Islam in Indonesia
Author
: Paul van der Velde and Martina van den Haak
Subject
: Islam in Indonesia
Contrasting Images
Interpretations
Publisher
: ICAS Publications Series
Summary :In recent years, the way Islam manifests itself in Indonesia has
changed. As elsewhere in the Muslim world, there is stricter adherence
to Islam, and fundamentalism has gained strength. An increasing
number of Indonesian Muslims are observing the tenets of their religion
more faithfully. More people fulfil the hajj, one of the basic pillars
of Islam, and an increasing number of women wear a headscarf, sometimes
a very fashionable one. These women include members of a segment
of society that used to be considered the embodiment of secularism
and syncretism, known in Indonesia as the abangan.
National surveys confirm this trend. In the last ten years or so, Muslims
in Indonesia have become more religious in their attitudes and
practices. The use of rituals associated with abangan culture has decreased,
to be replaced by those of more observant Muslims, the santri.
As a result, Islamic symbols and elements can be seen everywhere in
Indonesian public life, including in liberal and capitalist institutions
such as company offices and shopping malls.
The increasing emphasis on Islam is also reflected in the shifting
position of fundamentalist groups. Since Suharto was forced to step
down in the late 1990s, Indonesia has witnessed a growing religious
militancy. Not only have the militants increased in number, but they
are also more actively engaged in missionary activities among fellow
Muslims. Various radical organisations have emerged, including the
FPI (Front Pembela Islam, Front of the Defenders of Islam), the
MMI (Majelis Mujahidin Indonesia, Indonesian Council of Jihad
Fighters) and the Laskar Jihad (Jihad Force). With a militant agenda
of purifying Islam, these organisations are engaged in a series of violent
acts against others, creating concern among moderate Muslims,
who still form a majority in Indonesia. Their aspiration is to implement
Islamic law in the public sphere, which in Indonesia is supposed
to be religiously neutral.
The aims of these radical Muslim organisations are congruent with
those of a number of Islamic political parties in parliament, while in
some regions local administrations are trying to enforce proper Islamic
conduct. The fatwa-giving commission of the MUI (Majelis Ulama Indonesia,
Council of Indonesian Religious Scholars) – the institution entrusted by the government with this task – and its regional chapters, at
times also acts as the guardian of a strict interpretation of Islam.

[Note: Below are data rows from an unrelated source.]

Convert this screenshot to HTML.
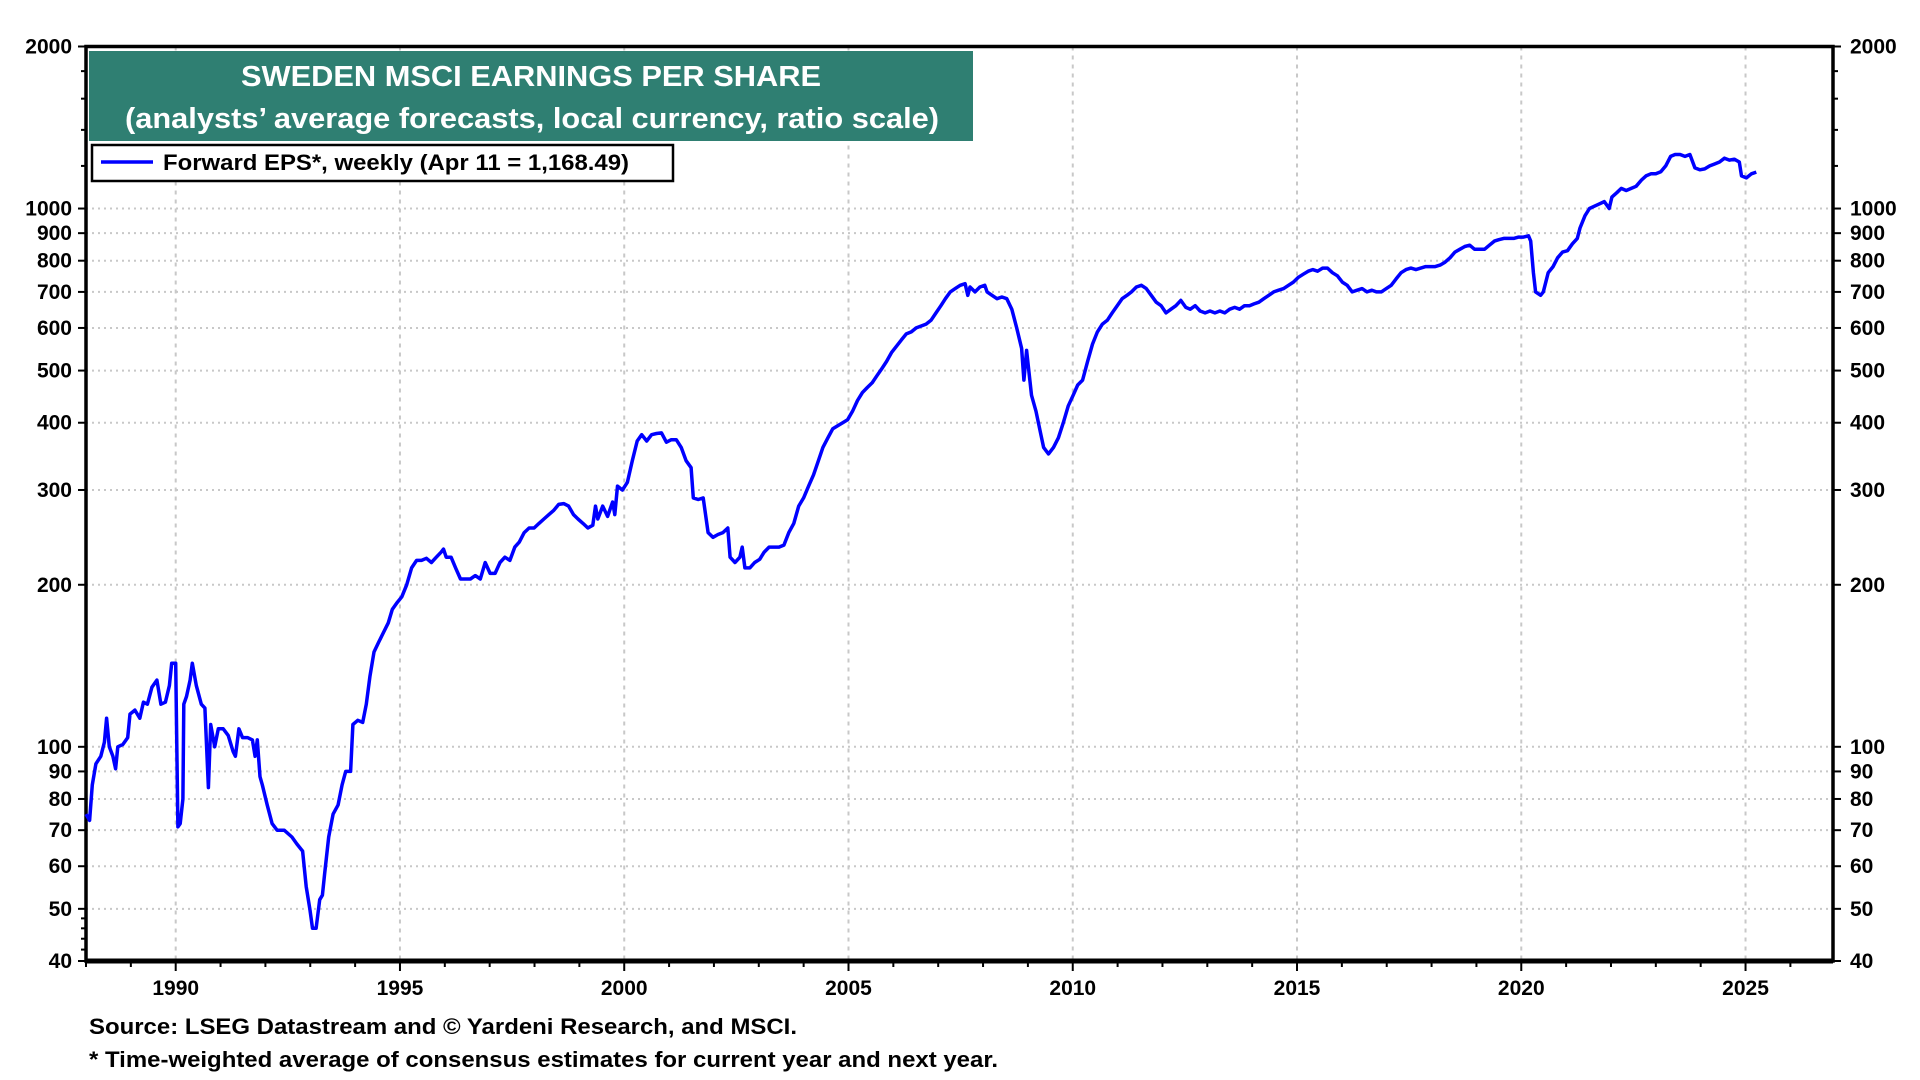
<!DOCTYPE html>
<html><head><meta charset="utf-8"><title>Sweden MSCI EPS</title>
<style>
html,body{margin:0;padding:0;background:#fff;}
svg{display:block;font-family:"Liberation Sans",Arial,sans-serif;font-weight:bold;}
</style></head>
<body>
<svg id="chart" width="1920" height="1080" viewBox="0 0 1920 1080" xmlns="http://www.w3.org/2000/svg">
<g id="grid"></g>
<g id="axes"></g>
<g id="series"></g>
<rect x="89" y="51" width="884" height="90" fill="#2f7f72"/>
<text x="531" y="86" text-anchor="middle" fill="#fff" font-size="29" textLength="580" lengthAdjust="spacingAndGlyphs">SWEDEN MSCI EARNINGS PER SHARE</text>
<text x="532" y="128" text-anchor="middle" fill="#fff" font-size="29" textLength="814" lengthAdjust="spacingAndGlyphs">(analysts’ average forecasts, local currency, ratio scale)</text>
<g>
<rect x="92" y="145" width="581" height="36" fill="#fff" stroke="#000" stroke-width="2.5"/>
<line x1="101" y1="162" x2="153" y2="162" stroke="#0000ff" stroke-width="3.5"/>
<text x="163" y="170" font-size="22" textLength="466" lengthAdjust="spacingAndGlyphs">Forward EPS*, weekly (Apr 11 = 1,168.49)</text>
</g>
<text x="89" y="1034" font-size="22" textLength="708" lengthAdjust="spacingAndGlyphs">Source: LSEG Datastream and © Yardeni Research, and MSCI.</text>
<text x="89" y="1067" font-size="22" textLength="909" lengthAdjust="spacingAndGlyphs">* Time-weighted average of consensus estimates for current year and next year.</text>
</svg>
<script>
const dates=[1988.00,1988.08,1988.14,1988.22,1988.33,1988.41,1988.46,1988.52,1988.60,1988.66,1988.71,1988.82,1988.93,1988.98,1989.09,1989.20,1989.28,1989.37,1989.47,1989.58,1989.67,1989.77,1989.86,1989.91,1990.00,1990.05,1990.10,1990.16,1990.18,1990.24,1990.32,1990.37,1990.46,1990.57,1990.65,1990.73,1990.78,1990.87,1990.95,1991.06,1991.17,1991.28,1991.33,1991.41,1991.49,1991.60,1991.71,1991.77,1991.82,1991.88,1991.93,1992.04,1992.15,1992.26,1992.42,1992.59,1992.70,1992.83,1992.91,1992.99,1993.05,1993.13,1993.21,1993.27,1993.32,1993.41,1993.51,1993.62,1993.71,1993.79,1993.90,1993.95,1994.06,1994.17,1994.25,1994.33,1994.42,1994.52,1994.63,1994.74,1994.83,1994.93,1995.04,1995.15,1995.26,1995.37,1995.48,1995.59,1995.70,1995.81,1995.92,1995.97,1996.03,1996.14,1996.24,1996.35,1996.46,1996.57,1996.68,1996.79,1996.90,1997.01,1997.12,1997.23,1997.34,1997.45,1997.56,1997.66,1997.77,1997.88,1997.99,1998.10,1998.21,1998.32,1998.43,1998.54,1998.65,1998.76,1998.87,1998.97,1999.08,1999.19,1999.30,1999.36,1999.41,1999.52,1999.63,1999.74,1999.79,1999.85,1999.96,2000.07,2000.18,2000.29,2000.39,2000.50,2000.61,2000.72,2000.83,2000.94,2001.05,2001.16,2001.27,2001.38,2001.49,2001.54,2001.65,2001.76,2001.87,2001.98,2002.09,2002.20,2002.31,2002.36,2002.47,2002.58,2002.63,2002.69,2002.80,2002.91,2003.02,2003.12,2003.23,2003.34,2003.45,2003.56,2003.67,2003.78,2003.89,2004.00,2004.11,2004.22,2004.33,2004.43,2004.54,2004.65,2004.76,2004.87,2004.98,2005.09,2005.20,2005.31,2005.42,2005.53,2005.64,2005.75,2005.85,2005.96,2006.07,2006.18,2006.29,2006.40,2006.51,2006.62,2006.73,2006.84,2006.95,2007.06,2007.16,2007.27,2007.38,2007.49,2007.60,2007.66,2007.71,2007.82,2007.93,2008.04,2008.09,2008.20,2008.31,2008.42,2008.53,2008.64,2008.75,2008.86,2008.91,2008.97,2009.08,2009.18,2009.29,2009.35,2009.46,2009.57,2009.68,2009.79,2009.90,2010.01,2010.11,2010.22,2010.33,2010.44,2010.55,2010.66,2010.77,2010.88,2010.99,2011.10,2011.21,2011.31,2011.42,2011.53,2011.64,2011.75,2011.86,2011.97,2012.08,2012.19,2012.30,2012.41,2012.52,2012.62,2012.73,2012.84,2012.95,2013.06,2013.17,2013.28,2013.39,2013.50,2013.61,2013.72,2013.83,2013.94,2014.04,2014.15,2014.26,2014.37,2014.48,2014.59,2014.70,2014.81,2014.92,2015.03,2015.14,2015.25,2015.35,2015.46,2015.57,2015.68,2015.79,2015.90,2016.01,2016.12,2016.23,2016.34,2016.45,2016.56,2016.67,2016.77,2016.88,2016.99,2017.10,2017.21,2017.32,2017.43,2017.54,2017.65,2017.76,2017.87,2017.98,2018.08,2018.19,2018.30,2018.41,2018.52,2018.63,2018.74,2018.85,2018.96,2019.07,2019.18,2019.29,2019.40,2019.50,2019.61,2019.72,2019.83,2019.94,2020.05,2020.16,2020.21,2020.27,2020.32,2020.43,2020.49,2020.60,2020.71,2020.81,2020.92,2021.03,2021.14,2021.25,2021.31,2021.42,2021.52,2021.63,2021.74,2021.85,2021.96,2022.02,2022.13,2022.23,2022.34,2022.45,2022.56,2022.68,2022.78,2022.89,2023.00,2023.11,2023.22,2023.33,2023.43,2023.54,2023.65,2023.76,2023.87,2023.98,2024.09,2024.20,2024.31,2024.42,2024.53,2024.64,2024.75,2024.86,2024.91,2025.02,2025.13,2025.24];
const epsValues=[75,73,85,93,96,102,113,100,96,91,100,101,104,115,117,113,121,120,129,133,120,121,130,143,143,71,72,80,120,124,133,143,130,120,118,84,110,100,108,108,105,98,96,108,104,104,103,96,103,88,85,78,72,70,70,68,66,64,55,50,46,46,52,53,58,68,75,78,85,90,90,110,112,111,120,135,150,156,163,170,180,185,190,200,215,222,222,224,220,225,230,233,225,225,215,205,205,205,208,205,220,210,210,220,225,222,235,240,250,255,255,260,265,270,275,282,283,280,270,265,260,255,258,280,265,280,268,285,270,305,300,310,340,370,380,370,380,382,383,368,372,372,360,340,330,290,288,290,250,245,248,250,255,225,220,225,235,215,215,220,223,230,235,235,235,237,250,260,280,290,305,320,340,360,375,390,395,400,405,420,440,455,465,475,490,505,520,540,555,570,585,590,600,605,610,620,640,660,680,700,710,720,725,690,715,700,715,720,700,690,680,685,680,650,600,550,480,545,450,420,380,360,350,360,375,400,430,450,470,480,520,560,590,610,620,640,660,680,690,700,715,720,710,690,670,660,640,650,660,675,655,650,660,645,640,645,640,645,640,650,655,650,660,660,665,670,680,690,700,705,710,720,730,745,755,765,770,765,775,775,760,750,730,720,700,705,710,700,705,700,700,710,720,740,760,770,775,770,775,780,780,780,785,795,810,830,840,850,855,840,840,840,855,870,875,880,880,880,885,885,890,870,760,700,690,700,760,780,810,830,835,860,880,920,970,1000,1010,1020,1030,1000,1050,1070,1090,1080,1090,1100,1130,1150,1160,1160,1170,1200,1250,1260,1260,1250,1260,1190,1180,1185,1200,1210,1220,1240,1230,1235,1220,1150,1140,1160,1168.49];
const yTickValues=[40,50,60,70,80,90,100,200,300,400,500,600,700,800,900,1000,2000];
const yTickLabels=["40","50","60","70","80","90","100","200","300","400","500","600","700","800","900","1000","2000"];
const xTickYears=[1990,1995,2000,2005,2010,2015,2020,2025];
const xTickLabels=["1990","1995","2000","2005","2010","2015","2020","2025"];

const L=86,R=1833,T=46.5,B=961;
const X0=1988.0,X1=2026.95,Y0=40,Y1=2000;
const NS="http://www.w3.org/2000/svg";
function xs(v){return L+(v-X0)/(X1-X0)*(R-L);}
function ys(v){return B-(Math.log(v)-Math.log(Y0))/(Math.log(Y1)-Math.log(Y0))*(B-T);}
function mk(tag,attrs,parent){const e=document.createElementNS(NS,tag);for(const k in attrs)e.setAttribute(k,attrs[k]);parent.appendChild(e);return e;}
const grid=document.getElementById('grid'),axes=document.getElementById('axes'),series=document.getElementById('series');

yTickValues.forEach((v,i)=>{
  const y=ys(v);
  if(v>Y0&&v<Y1){const g=mk('line',{x1:L,x2:R,y1:y,y2:y,stroke:'#c8c8c8','stroke-width':2,'stroke-dasharray':'2 4'},grid);
  
  }
  const tl=mk('line',{x1:L-8,x2:L,y1:y,y2:y,stroke:'#000','stroke-width':2},axes);
  
  
  const tr=mk('line',{x1:R,x2:R+8,y1:y,y2:y,stroke:'#000','stroke-width':2},axes);
  
  
  const a=mk('text',{x:L-14,y:y+7,'text-anchor':'end','font-size':21},axes);a.textContent=yTickLabels[i];
  
  
  const b=mk('text',{x:R+17,y:y+7,'text-anchor':'start','font-size':21},axes);b.textContent=yTickLabels[i];
  
  
});
// minor y ticks
[1200,1400,1600,1800].forEach(v=>{
  const y=ys(v);
  const a=mk('line',{x1:L-5,x2:L,y1:y,y2:y,stroke:'#000','stroke-width':2},axes);
  
  
  const b=mk('line',{x1:R,x2:R+5,y1:y,y2:y,stroke:'#000','stroke-width':2},axes);
  
  
});
[42,44,46,48].forEach(v=>{
  const y=ys(v);
  const a=mk('line',{x1:L-5,x2:L,y1:y,y2:y,stroke:'#000','stroke-width':2},axes);
  
  
});
xTickYears.forEach((yr,i)=>{
  const x=xs(yr);
  const g=mk('line',{x1:x,x2:x,y1:T,y2:B,stroke:'#c8c8c8','stroke-width':2,'stroke-dasharray':'4 5'},grid);
  
  
  const t=mk('text',{x:x,y:995,'text-anchor':'middle','font-size':21},axes);t.textContent=xTickLabels[i];
  
  
});
for(let yr=1988;yr<=2026;yr++){
  const x=xs(yr);
  const big=yr%5===0;
  const t=mk('line',{x1:x,x2:x,y1:B,y2:B+(big?10:6),stroke:'#000','stroke-width':2},axes);
  
  
}
const frame=mk('rect',{x:L,y:T,width:R-L,height:B-T,fill:'none',stroke:'#000','stroke-width':3.5},axes);


const base=mk('line',{x1:L,x2:R,y1:B,y2:B,stroke:'#000','stroke-width':5},axes);



const d=dates.map((t,i)=>(i?'L':'M')+xs(t).toFixed(1)+' '+ys(epsValues[i]).toFixed(1)).join(' ');
const p=mk('path',{d:d,fill:'none',stroke:'#0000ff','stroke-width':3.5,'stroke-linejoin':'round'},series);


</script>
</body></html>
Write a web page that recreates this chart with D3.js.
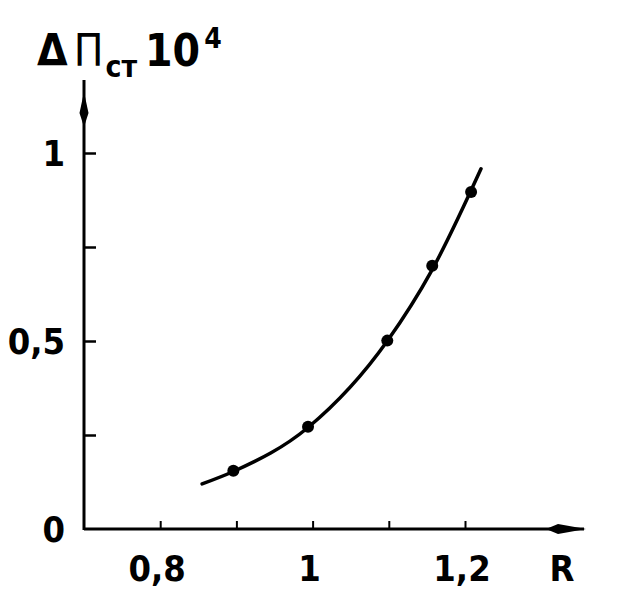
<!DOCTYPE html>
<html>
<head>
<meta charset="utf-8">
<script src="https://cdn.jsdelivr.net/npm/d3@7"></script>
<style>
  html, body { margin: 0; padding: 0; background: #fff; }
  svg { display: block; }
  text { font-family: "DejaVu Sans Condensed", "DejaVu Sans", sans-serif; font-weight: bold; fill: #000; }
</style>
</head>
<body>
<svg id="chart" width="632" height="613"></svg>
<script>
// ---- data ----
const pointR  = [0.896, 0.994, 1.098, 1.157, 1.208];
const pointDP = [0.155, 0.272, 0.501, 0.700, 0.896];

// smooth fitted curve, sampled along the drawn line
const curveR  = [0.855, 0.896, 0.994, 1.098, 1.157, 1.221];
const curveDP = [0.120, 0.153, 0.270, 0.500, 0.690, 0.958];

const xTicks = [0.8, 0.9, 1.0, 1.1, 1.2];
const xTickLabels = {0.8: "0,8", 1.0: "1", 1.2: "1,2"};
const yTicks = [0.25, 0.5, 0.75, 1.0];
const yTickLabels = ["0", "0,5", "1"];
const yLabelValues = [0, 0.5, 1];

const xTitle = "R";

// ---- drawing ----
const svg = d3.select("#chart");
const x = d3.scaleLinear().domain([0.7, 1.2]).range([84, 465]);
const y = d3.scaleLinear().domain([0, 1]).range([529, 153]);

const ink = "#000";

// axis lines
svg.append("line").attr("x1", x(0.7)).attr("x2", 584).attr("y1", y(0)).attr("y2", y(0))
  .attr("stroke", ink).attr("stroke-width", 3);
svg.append("line").attr("x1", x(0.7)).attr("x2", x(0.7)).attr("y1", y(0) + 1).attr("y2", 80)
  .attr("stroke", ink).attr("stroke-width", 3);

// arrowheads
svg.append("path")
  .attr("d", `M586,${y(0)} L558,${y(0) - 5} L546,${y(0)} L558,${y(0) + 5} Z`)
  .attr("fill", ink);
svg.append("path")
  .attr("d", `M${x(0.7)},92 L${x(0.7) - 4.5},113 L${x(0.7)},127 L${x(0.7) + 4.5},113 Z`)
  .attr("fill", ink);

// x axis ticks (pointing up) via d3 axis
const xAxis = d3.axisBottom(x).tickValues(xTicks).tickSizeInner(-8).tickSizeOuter(0)
  .tickPadding(0).tickFormat(() => "");
const gx = svg.append("g").attr("transform", `translate(0,${y(0)})`).call(xAxis);
gx.select(".domain").remove();
gx.selectAll(".tick line").attr("stroke", ink).attr("stroke-width", 2);

// y axis ticks (pointing right)
const yAxis = d3.axisLeft(y).tickValues(yTicks).tickSizeInner(-12).tickSizeOuter(0)
  .tickFormat(() => "");
const gy = svg.append("g").attr("transform", `translate(${x(0.7)},0)`).call(yAxis);
gy.select(".domain").remove();
gy.selectAll(".tick line").attr("stroke", ink).attr("stroke-width", 2.5);

// x labels
const labelSize = 36;
svg.selectAll("text.xl").data(xTicks.filter(d => xTickLabels[d] !== undefined)).enter()
  .append("text").attr("class", "xl")
  .attr("x", d => x(d) - 3).attr("y", 581)
  .attr("text-anchor", "middle")
  .attr("font-size", labelSize)
  .text(d => xTickLabels[d]);

svg.append("text").attr("x", 562).attr("y", 581).attr("text-anchor", "middle")
  .attr("font-size", labelSize).attr("font-weight", "normal").text(xTitle);

// y labels
svg.selectAll("text.yl").data(yLabelValues).enter()
  .append("text").attr("class", "yl")
  .attr("x", 65).attr("y", d => y(d) + 13)
  .attr("text-anchor", "end")
  .attr("font-size", labelSize)
  .text((d, i) => yTickLabels[i]);

// y title: ΔΠст 10^4
const t = svg.append("text").attr("x", 37).attr("y", 66).attr("font-size", 44);
t.append("tspan").text("Δ");
t.append("tspan").attr("dx", 6).attr("font-weight", "normal").text("Π");
t.append("tspan").attr("dx", 2).attr("dy", 11).attr("font-size", 30).text("ст");
t.append("tspan").attr("dx", 8).attr("dy", -11).text("10");
t.append("tspan").attr("dx", 4).attr("dy", -18).attr("font-size", 28).text("4");

// curve
const curveData = curveR.map((r, i) => [r, curveDP[i]]);
const line = d3.line().x(d => x(d[0])).y(d => y(d[1])).curve(d3.curveMonotoneX);
svg.append("path").datum(curveData).attr("d", line)
  .attr("fill", "none").attr("stroke", ink).attr("stroke-width", 3.5).attr("stroke-linecap", "round");

// points
svg.selectAll("circle.pt").data(pointR.map((r, i) => [r, pointDP[i]])).enter()
  .append("circle").attr("class", "pt")
  .attr("cx", d => x(d[0])).attr("cy", d => y(d[1])).attr("r", 6).attr("fill", ink);
</script>
</body>
</html>
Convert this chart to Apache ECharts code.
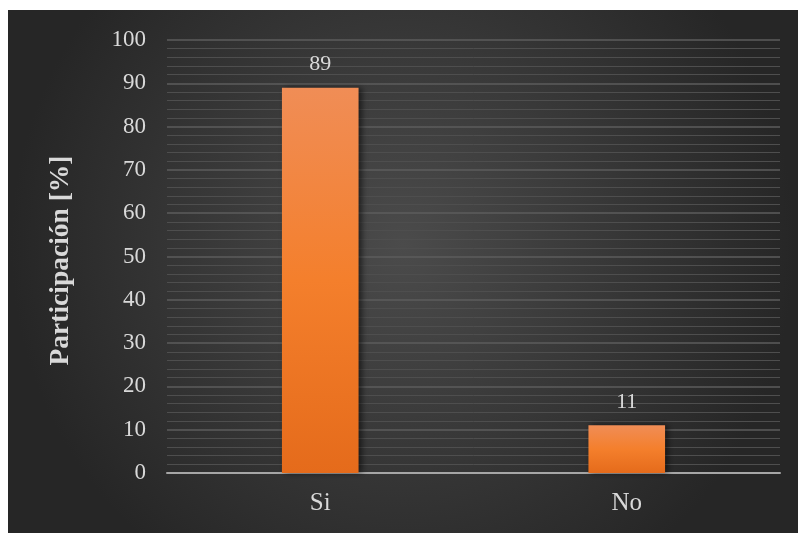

Contributing to this trend has been the changing relationship between
the state and Islam since around the turn of the century. After
Indonesia became independent on 17 August 1945, its history as a nation
is usually divided into three parts: the Old Order when Sukarno
was President, the New Order when Suharto was in power, and the
post-1998 period. The Sukarno years were coloured by antagonism between
adherents of a religiously neutral state – or the Pancasila state,
named after the five principles formulated by Sukarno in 1945 as the
ideological foundation of political life – and the proponents of an Islamic
state. A number of these proponents took up arms, fighting for
an Islamic State of Indonesia (also known as the Darul Islam rebellion);
others tried to realise their ideals through constitutional means
by striving for a majority in the representative bodies. In the Constituent
Assembly, the political institution tasked with defining the nature
of the Indonesian state, those in favour of giving the Indonesian state
an Islamic base and those against were more or less in balance. The
deadlock this caused induced Sukarno to re-introduce the Constitution
promulgated in 1945, which mentions Pancasila in its preamble, on 5
July 1959.
The period that followed was one of intense indoctrination of the
Pancasila state ideology and increased domestic tension and repression.
Deeply religious Muslims and the organisations that represented
them were among those who suffered. Hard hit was Masjumi, the political
party of the adherents of Islamic modernism, a stream of thinking
that had reached Indonesia around the turn of the twentieth century
and that had spread gradually and steadily. The government accused
Masjumi leaders of siding with the Darul Islam and a second
rebellion that took place in Sumatra and had regional rather than religious
sentiments as its roots. Consequently, Masjumi was banned in
1960. The large modernist socio-religious organisation, Muhammadiyah,
was allowed to continue to exist, as was its traditionalist counterpart,
the Nahdlatul Ulama; but it became impossible for the leaders of
either organisation to publicly criticise government policy in any field.